Abstract
In optical receiver systems where the system noise is circuit-limited, avalanche photodiodes (APDs) offer a benefit compared to conventional photodiodes as their internal gain mechanism can lead to an improved system signal-to-noise ratio. The internal gain in APDs comes from the process of impact ionization in which high energy carriers collide with bound electrons within a crystalline material, liberating them to move freely within the lattice. However, this amplification process itself creates noise as it is stochastic. Therefore, the benefit of an APD is limited to the point at which its noise contribution begins to dominate the system.

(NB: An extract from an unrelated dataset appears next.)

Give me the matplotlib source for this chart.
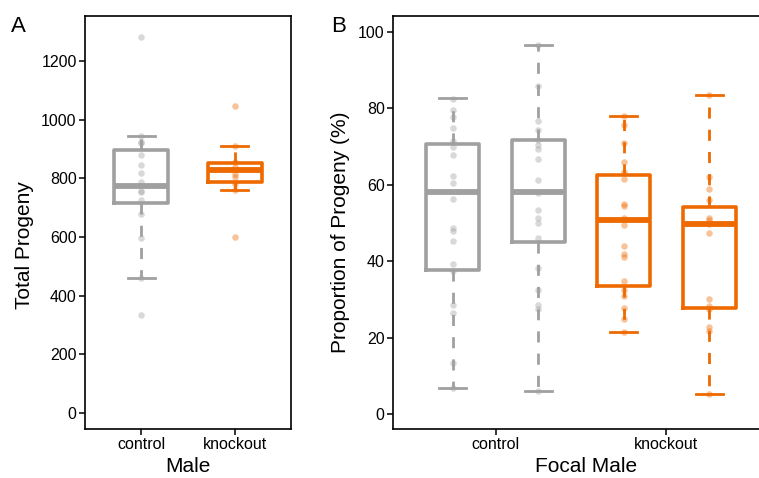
import matplotlib
matplotlib.use('Agg')
import matplotlib.pyplot as plt

plt.rcParams['font.family'] = ['Liberation Sans', 'DejaVu Sans']

# Панель A: общее потомство
male_groups = ['control', 'knockout']
total_control = [1283, 943, 924, 919, 881, 844, 817, 786, 757, 752, 726, 677, 595, 462, 335]
total_knockout = [1047, 910, 856, 839, 814, 805, 782, 760, 599]
# (whislo, q1, med, q3, whishi)
total_box_control = (462, 717, 773, 898, 943)
total_box_knockout = (760, 788, 828, 853, 910)

# Панель B: доля потомства (%)
prop_control_1 = [82.6, 79.6, 77.7, 74.8, 71.5, 70.0, 67.7, 62.4, 60.6, 56.3,
                  48.6, 48.0, 45.3, 39.4, 37.5, 28.5, 26.5, 13.4, 6.9]
prop_control_2 = [96.6, 85.9, 76.8, 74.3, 71.7, 70.4, 69.5, 66.9, 61.4, 57.8,
                  53.3, 51.4, 50.1, 46.0, 38.3, 32.6, 28.5, 27.4, 6.0]
prop_knockout_1 = [78.0, 75.8, 71.0, 65.9, 63.4, 61.5, 55.0, 54.5, 51.4, 49.5,
                   44.1, 41.9, 41.2, 34.9, 32.5, 31.0, 27.8, 24.8, 21.4]
prop_knockout_2 = [83.5, 62.1, 58.9, 56.0, 51.4, 50.8, 49.7, 47.3, 30.1, 28.3,
                   27.4, 22.9, 21.7, 5.2]
prop_box_control_1 = (6.9, 37.6, 58.2, 70.7, 82.8)
prop_box_control_2 = (6.0, 45.0, 58.2, 71.7, 96.6)
prop_box_knockout_1 = (21.4, 33.6, 50.8, 62.6, 78.0)
prop_box_knockout_2 = (5.2, 27.8, 49.7, 54.3, 83.5)

GRAY = '#a0a0a0'
ORANGE = '#ee6a00'


def make_stats(box):
    lo, q1, med, q3, hi = box
    return dict(whislo=lo, q1=q1, med=med, q3=q3, whishi=hi, fliers=[])


def draw_box(ax, pos, box, points, color, width, capwidth):
    ax.bxp([make_stats(box)], positions=[pos], widths=width, capwidths=capwidth,
           showfliers=False, patch_artist=False,
           boxprops=dict(color=color, linewidth=2.6),
           medianprops=dict(color=color, linewidth=4.2, solid_capstyle='butt'),
           whiskerprops=dict(color=color, linewidth=2.0, linestyle=(0, (4, 4))),
           capprops=dict(color=color, linewidth=2.0), zorder=2)
    ax.scatter([pos] * len(points), points, s=22, color=color, alpha=0.4,
               linewidths=0, zorder=3)


fig = plt.figure(figsize=(7.59, 4.78), dpi=100)

# --- A ---
ax1 = fig.add_axes([85 / 759, 1 - 429 / 478, 206 / 759, 413 / 478])
draw_box(ax1, 1, total_box_control, total_control, GRAY, 0.57, 0.29)
draw_box(ax1, 2, total_box_knockout, total_knockout, ORANGE, 0.57, 0.29)
ax1.set_xlim(0.4, 2.6)
ax1.set_ylim(-54, 1353)
ax1.set_xticks([1, 2])
ax1.set_xticklabels(male_groups)
ax1.set_yticks([0, 200, 400, 600, 800, 1000, 1200])
ax1.set_xlabel('Male', fontsize=15)
ax1.set_ylabel('Total Progeny', fontsize=15)

# --- B ---
ax2 = fig.add_axes([393 / 759, 1 - 429 / 478, 376 / 759, 413 / 478])
draw_box(ax2, 0.75, prop_box_control_1, prop_control_1, GRAY, 0.31, 0.16)
draw_box(ax2, 1.25, prop_box_control_2, prop_control_2, GRAY, 0.31, 0.16)
draw_box(ax2, 1.75, prop_box_knockout_1, prop_knockout_1, ORANGE, 0.31, 0.16)
draw_box(ax2, 2.25, prop_box_knockout_2, prop_knockout_2, ORANGE, 0.31, 0.16)
ax2.set_xlim(0.4, 2.6)
ax2.set_ylim(-3.9, 104.2)
ax2.set_xticks([1, 2])
ax2.set_xticklabels(male_groups)
ax2.set_yticks([0, 20, 40, 60, 80, 100])
ax2.set_xlabel('Focal Male', fontsize=15)
ax2.set_ylabel('Proportion of Progeny (%)', fontsize=15)

for ax in (ax1, ax2):
    for sp in ax.spines.values():
        sp.set_linewidth(1.2)
    ax.tick_params(labelsize=11.5, length=4, width=1.1, colors='black', pad=2)

# положение подписей осей (пиксели -> доли осей)
ax1.yaxis.set_label_coords((25 - 85) / 206, (429 - 245) / 413)
ax2.yaxis.set_label_coords((341 - 393) / 376, (429 - 232) / 413)
ax1.xaxis.set_label_coords((188 - 85) / 206, -(467 - 429) / 413)
ax2.xaxis.set_label_coords((586 - 393) / 376, -(467 - 429) / 413)
ax1.xaxis.label.set_va('center')
ax2.xaxis.label.set_va('center')
ax1.yaxis.label.set_va('center')
ax2.yaxis.label.set_va('center')

fig.text(11 / 759, 1 - 27 / 478, 'A', fontsize=16, va='center', ha='left')
fig.text(331 / 759, 1 - 27 / 478, 'B', fontsize=16, va='center', ha='left')

plt.savefig('out.png', dpi=100)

Applications in the mid-wave infrared (MWIR) are particularly attractive for APDs as high sensitivity is often required to detect the low signal levels present in applications like space imaging or surveillance. In the MWIR, the dark current contribution to noise is particularly problematic as the thermal generation of carriers is high in the narrow bandgap materials required to absorb MWIR light. However, this problem can be relatively easily solved as the devices can be cooled to reduce the thermal generation component of the dark current, albeit at the cost of a physically larger receiver. The second main contributor to noise in the MWIR is the excess noise factor. In an optical receiver, the excess noise factor will fundamentally limit its sensitivity. Therefore, it is crucial to make the excess noise factor as small as possible. For my thesis, I have focused on reducing the detector’s excess noise factor to improve receiver sensitivity.
In collaboration with the University of Texas at Austin, I have investigated several devices that fall into three regimes of excess noise: conventional single-carrier ionization (k ~ 0), heterojunction-dominated multiplication (excess noise factor ~ 1), and an intermediate between the two. I first started by examining four important considerations when measuring the excess noise of low k-factor materials, like AlInAsSb presented in this thesis. I then designed, fabricated, and characterized a Al0.05InAsSb-based separate absorption, charge, and multiplication (SACM) APD for operation out to 3.5 µm. The device achieves a maximum gain of around 850 and has a unity-gain external quantum efficiency of 24% at 3 µm. It is the first AlInAsSb-based APD capable of efficiently absorbing 3 µm light. The SACM APD has a k-factor of 0.04, meaning it falls in the single-carrier ionization regime of excess noise (regime 1).
In tandem, I experimentally measured the excess noise factor of 2- and 3-step staircase APDs at an operating frequency of 70 kHz. To do so, I first needed to develop a new noise measurement setup capable of operating in the kHz range. I also needed to develop a new measurement methodology for measuring the noise for the staircase APDs, as the one we typically use to characterize conventional APDs did not apply. At a gain of ~4 and ~7.5 for 2- and 3-step devices, respectively, their excess noise factors are near unity as theoretically predicted by Capasso and Teich.
To continue the investigation, I proposed a hybrid device combining the MWIR absorption of an SACM APD with the near-unity excess noise of a staircase APD. The device was designed jointly between our group at UVA and our collaborators at UT Austin. Growth was done at UT Austin. This hybrid “SACMcase” APD has a near unity excess noise factor at a gain of ~4, and it can absorb light out to 3 µm. At a gain of 4, the SACMcase has an excess noise factor nearly three times lower than that of commercial InGaAs/InP SACM APDs.
Finally, I fabricated and characterized a cascaded multiplier structure, combining a single-step staircase multiplier with a bulk conventional multiplier. The idea of this design is to achieve a larger gain than a single-step staircase APD (gain of 2) while maintaining the near-unity excess noise. This device was designed and grown by my collaborators at UT Austin. The resulting device had an excess noise factor of ~1.3 at a gain of ~6. Compared to 2- and 3-step staircase APDs, this device has a dark current density nearly four times lower.